- WHAT YOU SHOULD DO
Everything from the first line of the data below through the line that contains "colori = [col_su" should be written out exactly, please, and nothing more; the pictures stay out.

- STORED DATA
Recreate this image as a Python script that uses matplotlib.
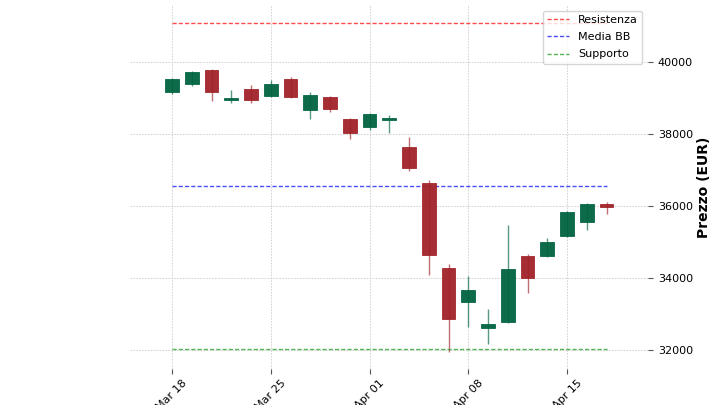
import matplotlib
matplotlib.use('Agg')

import matplotlib.pyplot as plt
import numpy as np
import pandas as pd

# dati (FTSE MIB, giorni di borsa)
date = pd.bdate_range('2025-03-18', '2025-04-17')
apertura = [39158, 39380, 39778, 38953, 39241, 39064, 39536, 38658, 39019, 38425, 38203, 38389,
            37630, 36647, 34286, 33342, 32619, 32769, 34611, 34611, 35166, 35547, 36055]
massimo = [39550, 39750, 39806, 39214, 39353, 39492, 39575, 39167, 39064, 38440, 38592, 38528,
           37925, 36714, 34397, 34047, 33147, 35472, 34658, 35103, 35860, 36080, 36119]
minimo = [39120, 39342, 38925, 38853, 38853, 39036, 39000, 38425, 38619, 37853, 38119, 38036,
          36981, 34083, 31944, 32647, 32167, 32750, 33575, 34583, 35150, 35333, 35778]
chiusura = [39519, 39714, 39158, 39008, 38936, 39380, 39019, 39083, 38703, 38019, 38547, 38453,
            37047, 34638, 32852, 33658, 32722, 34258, 33991, 34992, 35833, 36064, 35964]

resistenza = 41083
media_bb = 36556
supporto = 32028

tick_idx = [0, 5, 10, 15, 20]

col_su = '#006340'
col_giu = '#A02128'

fig = plt.figure(figsize=(7.2, 4.05), dpi=100)
ax = fig.add_axes([130 / 720, 36 / 405, 518 / 720, 364 / 405])

x = np.arange(len(date))
o = np.array(apertura)
c = np.array(chiusura)
colori = [col_su if cc >= oo else col_giu for oo, cc in zip(o, c)]

ax.vlines(x, minimo, massimo, colors=colori, linewidth=1, alpha=0.65, zorder=2)
ax.bar(x, np.maximum(np.abs(c - o), 40), bottom=np.minimum(o, c), width=0.7,
       color=colori, edgecolor=colori, linewidth=0.6, alpha=0.95, zorder=3)

# livelli orizzontali
ax.hlines(resistenza, x[0], x[-1], colors='red', linestyles=(0, (3, 1.5)), linewidth=1, alpha=0.7, label='Resistenza')
ax.hlines(media_bb, x[0], x[-1], colors='blue', linestyles=(0, (3, 1.5)), linewidth=1, alpha=0.7, label='Media BB')
ax.hlines(supporto, x[0], x[-1], colors='#2ca02c', linestyles=(0, (3, 1.5)), linewidth=1, alpha=0.8, label='Supporto')

ax.set_xlim(-2.13, 24.1)
ax.set_ylim(31472, 41583)

ax.set_xticks(tick_idx)
ax.set_xticklabels([date[i].strftime('%b %d') for i in tick_idx], rotation=45, fontsize=8)
ax.set_yticks([32000, 34000, 36000, 38000, 40000])
ax.yaxis.tick_right()
ax.yaxis.set_label_position('right')
ax.tick_params(axis='y', labelsize=8, length=3.5, color='#555555')
ax.tick_params(axis='x', length=3.5, color='#555555', pad=3)
ax.set_ylabel('Prezzo (EUR)', fontsize=10, fontweight='bold', labelpad=3)

for s in ax.spines.values():
    s.set_visible(False)

ax.grid(True, color='#cccccc', linestyle='--', linewidth=0.6, dashes=(2, 1.5))
ax.set_axisbelow(True)

leg = ax.legend(loc='upper right', fontsize=8, labelspacing=0.65, framealpha=0.8,
                edgecolor='#cccccc', fancybox=True)

plt.savefig('out.png', dpi=100)
plt.close(fig)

- PROBLEM SOLUTION
Recreate this image as a Python script that uses matplotlib.
import matplotlib
matplotlib.use('Agg')

import matplotlib.pyplot as plt
import numpy as np
import pandas as pd

# dati (FTSE MIB, giorni di borsa)
date = pd.bdate_range('2025-03-18', '2025-04-17')
apertura = [39158, 39380, 39778, 38953, 39241, 39064, 39536, 38658, 39019, 38425, 38203, 38389,
            37630, 36647, 34286, 33342, 32619, 32769, 34611, 34611, 35166, 35547, 36055]
massimo = [39550, 39750, 39806, 39214, 39353, 39492, 39575, 39167, 39064, 38440, 38592, 38528,
           37925, 36714, 34397, 34047, 33147, 35472, 34658, 35103, 35860, 36080, 36119]
minimo = [39120, 39342, 38925, 38853, 38853, 39036, 39000, 38425, 38619, 37853, 38119, 38036,
          36981, 34083, 31944, 32647, 32167, 32750, 33575, 34583, 35150, 35333, 35778]
chiusura = [39519, 39714, 39158, 39008, 38936, 39380, 39019, 39083, 38703, 38019, 38547, 38453,
            37047, 34638, 32852, 33658, 32722, 34258, 33991, 34992, 35833, 36064, 35964]

resistenza = 41083
media_bb = 36556
supporto = 32028

tick_idx = [0, 5, 10, 15, 20]

col_su = '#006340'
col_giu = '#A02128'

fig = plt.figure(figsize=(7.2, 4.05), dpi=100)
ax = fig.add_axes([130 / 720, 36 / 405, 518 / 720, 364 / 405])

x = np.arange(len(date))
o = np.array(apertura)
c = np.array(chiusura)
colori = [col_su if cc >= oo else col_giu for oo, cc in zip(o, c)]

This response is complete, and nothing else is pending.